Diane Abbott Says Jeremy Corbyn's Poll Numbers Should Be Looked At In 'Six Months' Time

'If I had a Plan B, I wouldn’t tell you.'
DANIEL LEAL-OLIVAS via Getty Images

Diane Abbott has said people should judge how Jeremy Corbyn is performing by looking at the polls in “six months” time.

The shadow home secretary said on Thursday evening if she did have a “plan B” for what to do if Labour did not catch up with the Tories she was keeping it secret.

A YouGov poll earlier this month showed the Conservatives had a 19-point lead over Labour.

In December, Abbott, a close ally of the Labour leader, told The Independent she expected Corbyn to close the gap on Theresa May in 12 months.

Speaking to students at Queen Mary University of London’s Mile End Institute last night, Abbott said “of course” she expected Labour’s numbers to have improved by then.

And she suggested a turnaround could be expected by the end of September.

“The way the media treated Jeremy was just quite extraordinary. Add insult to injury of at least a year when Labour MPs were in the media, day after day, saying he was completely unelectable,” Abbott said of Corbyn’s time in office. “It’s not surprising that our polling isn’t great.

“It is now the case Labour MPs have calmed down a bit - so we will see where the polls are in six months time.”

Len McCluskey, the Corbyn ally who is expected to soon be re-elected as general secretary of the Unite union, has said it would be clear in the next “15 months” how the Labour leader was performing.

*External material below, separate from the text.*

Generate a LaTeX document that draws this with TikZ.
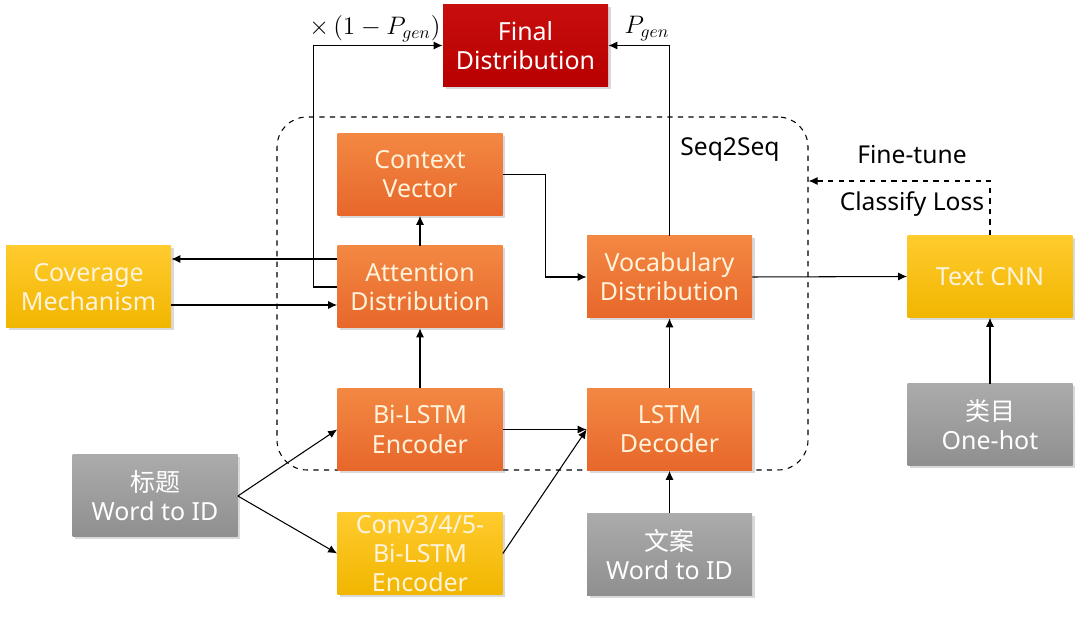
\documentclass[tikz,border=0pt]{standalone}
\usepackage{fontspec}
\setmainfont{Noto Sans}
\newfontfamily\cjk{Noto Sans CJK SC}
\usetikzlibrary{arrows.meta, positioning, calc, shadows}

\definecolor{orTop}{HTML}{F38843}
\definecolor{orBot}{HTML}{E7672A}
\definecolor{yeTop}{HTML}{FFCB2E}
\definecolor{yeBot}{HTML}{F1B600}
\definecolor{grTop}{HTML}{ABABAB}
\definecolor{grBot}{HTML}{8F8F8F}
\definecolor{rdTop}{HTML}{C80D0D}
\definecolor{rdBot}{HTML}{B80000}
\definecolor{paleText}{HTML}{FFF3DC}

\begin{document}
\begin{tikzpicture}[
    box/.style={minimum width=3.3cm, minimum height=1.64cm, align=center,
      inner sep=1pt, font=\fontsize{14.2}{16.6}\selectfont,
      drop shadow={opacity=0.3, shadow xshift=0.05cm, shadow yshift=-0.05cm}},
    obox/.style={box, top color=orTop, bottom color=orBot, text=paleText},
    ybox/.style={box, top color=yeTop, bottom color=yeBot, text=paleText},
    gbox/.style={box, top color=grTop, bottom color=grBot, text=white},
    rbox/.style={box, top color=rdTop, bottom color=rdBot, text=white},
    arr/.style={-{Latex[length=1.8mm, width=1.6mm]}, line width=0.6pt},
    lbl/.style={font=\fontsize{14}{16}\selectfont}
]
\useasboundingbox (0,0) rectangle (21.6,12.42);

%% Seq2Seq block
\node[draw, dashed, line width=0.6pt, rounded corners=0.6cm,
  minimum width=10.62cm, minimum height=7.06cm] (seq) at (10.85,6.55) {};
\node[lbl] (seqlbl) at (14.6,9.42) {Seq2Seq};

%% boxes
\node[rbox] (final) at (10.51,11.51) {Final\\Distribution};
\node[obox] (ctx) at (8.40,8.93) {Context\\Vector};
\node[obox] (att) at (8.40,6.68) {Attention\\Distribution};
\node[ybox] (cov) at (1.77,6.68) {Coverage\\Mechanism};
\node[obox] (voc) at (13.39,6.88) {Vocabulary\\Distribution};
\node[obox] (enc) at (8.40,3.83) {Bi-LSTM\\Encoder};
\node[obox] (dec) at (13.39,3.83) {LSTM\\Decoder};
\node[gbox] (title) at (3.10,2.50) {{\cjk 标题}\\Word to ID};
\node[ybox] (conv) at (8.40,1.35) {Conv3/4/5-\\Bi-LSTM\\Encoder};
\node[gbox] (copy) at (13.39,1.33) {{\cjk 文案}\\Word to ID};
\node[ybox] (cnn) at (19.80,6.89) {Text CNN};
\node[gbox] (cat) at (19.80,3.92) {{\cjk 类目}\\One-hot};

%% labels
\node[font=\fontsize{14.5}{16}\selectfont] (pcopy) at (7.5,11.85) {$\times\,(1-P_{gen})$};
\node[font=\fontsize{14.5}{16}\selectfont] (pgen) at (12.94,11.85) {$P_{gen}$};
\node[lbl] (fine) at (18.24,9.32) {Fine-tune};
\node[lbl] (loss) at (18.24,8.34) {Classify Loss};

%% connectors
\draw[arr] (att.west) -- ++(-0.48,0) |- (final.west);
\draw[arr] (voc.north) |- (final.east);
\draw[arr] (att.north) -- (ctx.south);
\draw[arr] (ctx.east) -- ++(0.86,0) |- (voc.west);
\draw[arr] ([yshift=0.56cm]att.west) -- ([yshift=0.56cm]cov.east);
\draw[arr] ([yshift=-0.36cm]cov.east) -- ([yshift=-0.36cm]att.west);
\draw[arr] (enc.north) -- (att.south);
\draw[arr] (dec.north) -- (voc.south);
\draw[arr] (enc.east) -- (dec.west);
\draw[arr] (conv.east) -- (dec.west);
\draw[arr] (title.east) -- (enc.west);
\draw[arr] (title.east) -- (conv.west);
\draw[arr] (copy.north) -- (dec.south);
\draw[arr] (cat.north) -- (cnn.south);
\draw[arr] (voc.east) -- (cnn.west);
\draw[arr, dashed] (cnn.north) |- (seq.east |- 0,8.8);
\end{tikzpicture}
\end{document}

Abbott said the UK could not have a politics where a leader who was chosen by “ordinary people” who wanted “peace abroad and social justice at home” was “driven out of office by malign and often simply false media and MPs” who did not like him.

“I know I’m being recorded, so I will be careful what I say about my colleagues,” Abbott said. But she added some Labour MPs “seem to think it’s more important to attack someone that has been elected twice in 12 months than to get together and try and win a victory for our party in a few years”.

Asked what she would do if Corbyn did not close the gap on the prime minister, Abbott said: “What happens if the polling doesn’t improve in a year? Do I have a Plan B? Let me put it to you like this, if I had a Plan B, I wouldn’t tell you.”

Speaking about her conviction that Corbyn could win an election, Abbott, who was was first elected in 1987, said she had seen predictions that Labour was doomed before.

“I came into politics when people were saying the Labour Party would never win another election,” she said. “We came through the 1980s and won.”

“It meant so much having come in at the point when people said my party could not win again to win resoundingly in 1997.”

The shadow home secretary also said Labour suffered from the “myths” that it was responsible for the financial crisis.

“The balance for us in economic policy is sounding credible but also sounding radical, it is a hard balance,” she said.

“John McDonnell has done his best to transform himself into a friendly bank manager type figure,” Abbott observed. “If you know John McDonnell as well as I know John McDonnell, it’s interesting, you see him and think, ‘who are you and what have you done with John McDonnell?’”

The veteran MP who served on Ed Miliband’s frontbench as a shadow health minister, said the public’s view of how the last Labour government handled the economy was damaging to the former Labour leader.

“Ed Balls was lovely, like the rest of you I enjoyed watching him on Strictly, but our problem was he was so closely associated with Gordon Brown. You had Gordon Brown’s sorcerer’s apprentice on the frontbench waving his fingers at David Cameron,” Abbott said.

Abbott also revealed she came close to quitting parliament a few years ago and was persuaded not to by fellow Labour MP Keith Vaz.

“It was to do with some media row,” she said. “I had just had enough. Just had enough. I thought, ‘I can’t take this anymore, I am sick of this, people just think they can say what they like, the media are hounding me and I rang up one of the people I came into parliament with, Keith Vaz, who is extremely resilient in his own way because he has quite an interesting private life … and I said, ‘enough - I’m going to step down’, and Keith said, ‘Diane, you have forgotten what it took for us to get here, you’re not standing down’.”